Ainda em fase de discussão, o Acordo de Parceria Transatlântica de Comércio e Investimento entre a União Europeia e os Estados Unidos da América poderá abrir as portas de novos mercados para a indústria nacional de componentes auto. O TTIP (sigla inglesa para Transatlantic Trade and Investment Partnership) pretende eliminar barreiras comerciais, aduaneiras e não aduaneiras, aplicadas sobre uma vasta gama de sectores da economia, facilitando a compra e venda de bens e serviços por empresas, nos dois mercados. O acordo comercial deverá, deste modo, assegurar uma redução generalizada de tarifas, facilitando as exportações, ao mesmo tempo que permitirá harmonizar as diferenças de regulamentos técnicos, normas e procedimentos de aprovação e certificação de produtos e serviços, como aquelas que existem ao nível dos componentes auto.

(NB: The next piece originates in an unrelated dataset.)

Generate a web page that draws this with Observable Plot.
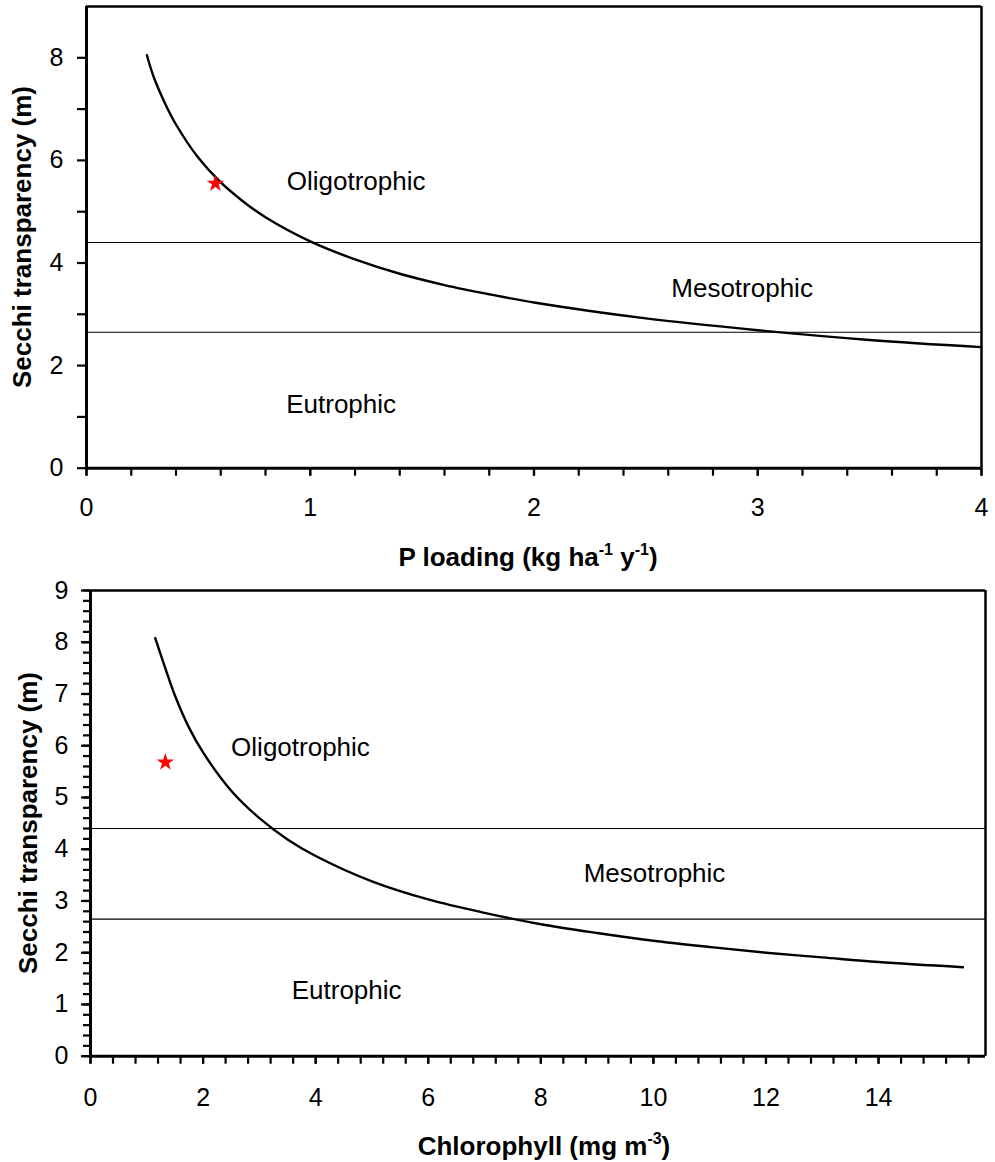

Segundo um estudo do Centre for Economic Policy Research (CEPR), a eliminação das tarifas e de 10% das barreiras não tarifárias (procedimentos) representaria um aumento de 71% das exportações de veículos e peças da Europa para os EUA. Num cenário mais optimista, com uma mitigação de 25% das barreiras não tarifárias, as exportações poderiam ter mesmo um incremento de 149%. Por isso mesmo, a CLEPA, associação europeia da indústria de fabricantes de componentes auto, tem vindo a pressionar as instituições europeias no sentido de concretizar este acordo. Num outro estudo, o CEPR refere também que a economia portuguesa seria uma das que primeiro e mais beneficiaria deste acordo internacional.

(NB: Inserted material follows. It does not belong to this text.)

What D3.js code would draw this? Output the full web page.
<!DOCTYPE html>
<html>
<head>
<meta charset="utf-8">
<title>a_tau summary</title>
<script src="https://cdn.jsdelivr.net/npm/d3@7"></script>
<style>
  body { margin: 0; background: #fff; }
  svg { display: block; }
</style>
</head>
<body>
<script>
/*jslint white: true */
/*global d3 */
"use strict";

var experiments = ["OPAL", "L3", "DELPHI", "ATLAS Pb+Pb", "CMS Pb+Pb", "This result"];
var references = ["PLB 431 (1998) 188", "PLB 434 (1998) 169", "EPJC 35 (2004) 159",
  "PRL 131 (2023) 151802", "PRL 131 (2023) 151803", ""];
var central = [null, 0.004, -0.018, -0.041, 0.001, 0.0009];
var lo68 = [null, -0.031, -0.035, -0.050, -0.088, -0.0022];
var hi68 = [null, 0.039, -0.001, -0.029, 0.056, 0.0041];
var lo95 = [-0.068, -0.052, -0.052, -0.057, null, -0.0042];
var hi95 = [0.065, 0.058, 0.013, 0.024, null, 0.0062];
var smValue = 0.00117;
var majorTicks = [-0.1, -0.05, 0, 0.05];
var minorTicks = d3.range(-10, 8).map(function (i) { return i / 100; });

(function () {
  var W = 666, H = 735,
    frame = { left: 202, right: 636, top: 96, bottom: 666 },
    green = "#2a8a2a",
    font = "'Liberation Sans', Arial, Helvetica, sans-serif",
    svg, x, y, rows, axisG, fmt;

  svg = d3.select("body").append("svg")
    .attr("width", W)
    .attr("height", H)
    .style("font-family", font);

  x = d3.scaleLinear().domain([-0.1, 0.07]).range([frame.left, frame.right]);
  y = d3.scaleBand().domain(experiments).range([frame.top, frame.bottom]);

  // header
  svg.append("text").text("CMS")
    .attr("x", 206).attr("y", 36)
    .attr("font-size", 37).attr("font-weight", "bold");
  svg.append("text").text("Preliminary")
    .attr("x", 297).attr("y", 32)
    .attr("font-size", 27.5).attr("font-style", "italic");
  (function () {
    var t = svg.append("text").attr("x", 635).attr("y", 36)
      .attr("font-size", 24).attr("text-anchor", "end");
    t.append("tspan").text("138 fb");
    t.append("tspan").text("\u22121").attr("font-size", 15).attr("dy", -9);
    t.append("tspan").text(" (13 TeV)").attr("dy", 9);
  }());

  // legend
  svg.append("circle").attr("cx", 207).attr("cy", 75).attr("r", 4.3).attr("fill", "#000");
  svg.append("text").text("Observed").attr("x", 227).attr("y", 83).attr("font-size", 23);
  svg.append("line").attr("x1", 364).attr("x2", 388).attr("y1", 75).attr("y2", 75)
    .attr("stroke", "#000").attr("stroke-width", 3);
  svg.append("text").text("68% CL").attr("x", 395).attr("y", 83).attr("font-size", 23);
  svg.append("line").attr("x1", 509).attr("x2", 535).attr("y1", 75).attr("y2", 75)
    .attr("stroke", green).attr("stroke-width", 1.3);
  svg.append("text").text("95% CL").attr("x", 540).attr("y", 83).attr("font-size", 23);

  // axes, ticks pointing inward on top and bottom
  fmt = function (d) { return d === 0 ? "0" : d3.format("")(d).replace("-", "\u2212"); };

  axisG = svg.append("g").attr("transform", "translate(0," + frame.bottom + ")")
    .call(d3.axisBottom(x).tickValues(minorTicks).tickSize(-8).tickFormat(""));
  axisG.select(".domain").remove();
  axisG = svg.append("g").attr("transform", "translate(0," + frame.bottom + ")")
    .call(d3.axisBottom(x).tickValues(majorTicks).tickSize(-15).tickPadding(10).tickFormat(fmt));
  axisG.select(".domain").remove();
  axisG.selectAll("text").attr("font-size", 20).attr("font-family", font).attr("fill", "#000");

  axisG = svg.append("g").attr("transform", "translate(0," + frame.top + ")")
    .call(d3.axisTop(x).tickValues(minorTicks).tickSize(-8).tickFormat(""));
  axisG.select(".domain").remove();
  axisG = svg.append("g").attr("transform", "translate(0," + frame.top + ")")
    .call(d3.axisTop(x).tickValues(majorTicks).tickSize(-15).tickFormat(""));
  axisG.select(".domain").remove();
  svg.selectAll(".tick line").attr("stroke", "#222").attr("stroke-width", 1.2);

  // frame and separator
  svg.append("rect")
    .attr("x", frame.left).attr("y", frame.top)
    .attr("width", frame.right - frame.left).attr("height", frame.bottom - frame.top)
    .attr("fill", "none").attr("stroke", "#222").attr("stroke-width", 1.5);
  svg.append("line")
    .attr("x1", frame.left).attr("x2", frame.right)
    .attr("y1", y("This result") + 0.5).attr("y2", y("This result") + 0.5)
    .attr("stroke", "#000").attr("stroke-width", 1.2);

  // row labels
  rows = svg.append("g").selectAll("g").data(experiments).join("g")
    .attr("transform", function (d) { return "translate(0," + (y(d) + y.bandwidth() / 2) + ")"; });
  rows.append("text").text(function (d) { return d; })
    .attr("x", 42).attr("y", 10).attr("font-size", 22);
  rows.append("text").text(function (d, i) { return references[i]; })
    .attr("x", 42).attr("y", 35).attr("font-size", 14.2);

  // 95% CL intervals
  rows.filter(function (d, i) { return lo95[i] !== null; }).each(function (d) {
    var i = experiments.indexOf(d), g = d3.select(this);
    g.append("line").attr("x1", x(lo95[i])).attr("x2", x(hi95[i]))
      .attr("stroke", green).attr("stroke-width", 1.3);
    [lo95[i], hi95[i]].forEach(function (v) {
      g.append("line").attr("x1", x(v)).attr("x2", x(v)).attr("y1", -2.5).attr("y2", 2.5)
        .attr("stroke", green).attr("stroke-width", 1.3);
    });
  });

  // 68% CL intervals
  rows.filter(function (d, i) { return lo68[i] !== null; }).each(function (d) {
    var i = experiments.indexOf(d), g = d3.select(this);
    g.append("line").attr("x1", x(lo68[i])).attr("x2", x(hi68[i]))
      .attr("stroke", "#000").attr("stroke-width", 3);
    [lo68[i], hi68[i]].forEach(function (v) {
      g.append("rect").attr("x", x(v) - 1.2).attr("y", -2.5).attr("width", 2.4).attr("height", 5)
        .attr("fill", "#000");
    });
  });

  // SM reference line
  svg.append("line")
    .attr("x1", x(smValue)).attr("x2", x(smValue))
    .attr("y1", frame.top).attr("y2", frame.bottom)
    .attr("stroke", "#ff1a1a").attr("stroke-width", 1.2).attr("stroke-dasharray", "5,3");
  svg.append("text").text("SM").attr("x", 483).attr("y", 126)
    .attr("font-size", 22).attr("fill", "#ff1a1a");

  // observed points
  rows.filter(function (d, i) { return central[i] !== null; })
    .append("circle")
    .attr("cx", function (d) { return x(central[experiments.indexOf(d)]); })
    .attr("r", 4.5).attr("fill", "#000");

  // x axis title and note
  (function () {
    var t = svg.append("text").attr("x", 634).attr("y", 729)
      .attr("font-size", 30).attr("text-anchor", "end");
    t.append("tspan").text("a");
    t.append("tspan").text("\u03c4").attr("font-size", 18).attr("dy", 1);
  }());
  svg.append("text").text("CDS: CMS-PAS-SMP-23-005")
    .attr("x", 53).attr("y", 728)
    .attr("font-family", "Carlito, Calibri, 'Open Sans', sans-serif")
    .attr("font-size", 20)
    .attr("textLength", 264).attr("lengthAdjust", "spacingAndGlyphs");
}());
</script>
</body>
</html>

Tendo isto em conta, Abílio Cardoso, CEO da Veneporte, considera que o TTIP teria impactos “bastante positivos” para a indústria nacional de componentes auto: “A maior colaboração entre UE e EUA é uma oportunidade interessante que pode potenciar novos negócios e criar as condições necessárias para um reforço da competitividade da indústria portuguesa nesses mercados.“ Do mesmo modo, também a SLM vê com bons olhos a concretização da parceria: “Deste modo resultarão ganhos económicos, maior criação de emprego, inovação e mais confiança dos investidores.”